The class will also focus on the huge amount of musical creativity that has existed in The Bronx for generations, helping shape genres like doo-wop, jazz, funk, salsa and hip-hop.

Naison said he got great suggestions for what to include in the course on Facebook, a sign of how interactive he hopes the class becomes.

"I'm going to have people from the community sit in on the class," he said. "I want people in the class to get out, and I want Bronx residents to come in."

The curriculum also directly reflects what Fordham's students want to learn about The Bronx, as Naison told Murphy to go talk to them and see what they were interested in after she approached him about creating the course, she said.

"Predominantly, it was about the music and the immigration and the different cultures that are here," she said.

Students in the course will have to write one short paper on a memoir, novel or travelogue about The Bronx, as well as a research paper that will require them to go out into the borough and look into a topic like the development of African-American businesses in the community, according to Naison.

Murphy said she was very excited about the course but maintained that Fordham still needed to offer more classes on the borough to help students gain a better understanding of it.

"I’m incredibly excited, but at the same time, one course on The Bronx I don’t think is enough," she said.
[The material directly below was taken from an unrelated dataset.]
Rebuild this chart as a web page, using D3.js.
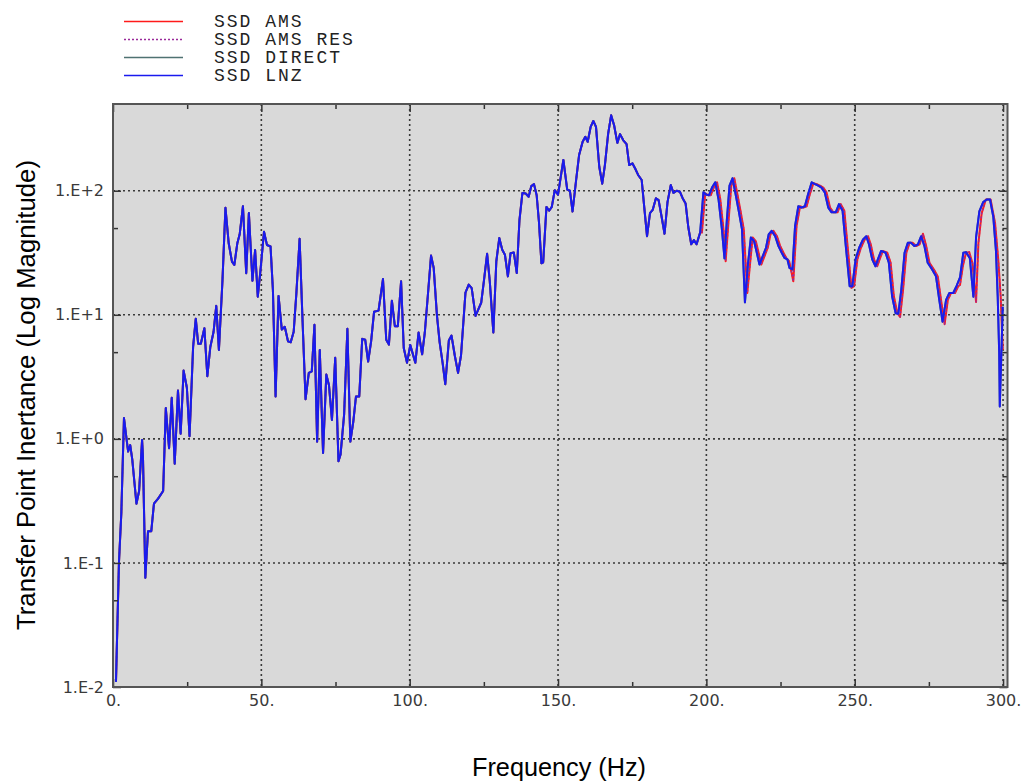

"I don’t understand why there’s not a class that you have to take on our community or on white privilege or on anything like that," she continued. "These are things that happen a lot, and people just don’t know."

Murphy said people are excited about the course, and she hopes to be one of the students enrolled in it when it launches next fall.

"The only thing that would keep me from taking it would be if my major class—thesis class—conflicts with it," she said, "but I hopefully will be taking it considering I argued for its creation."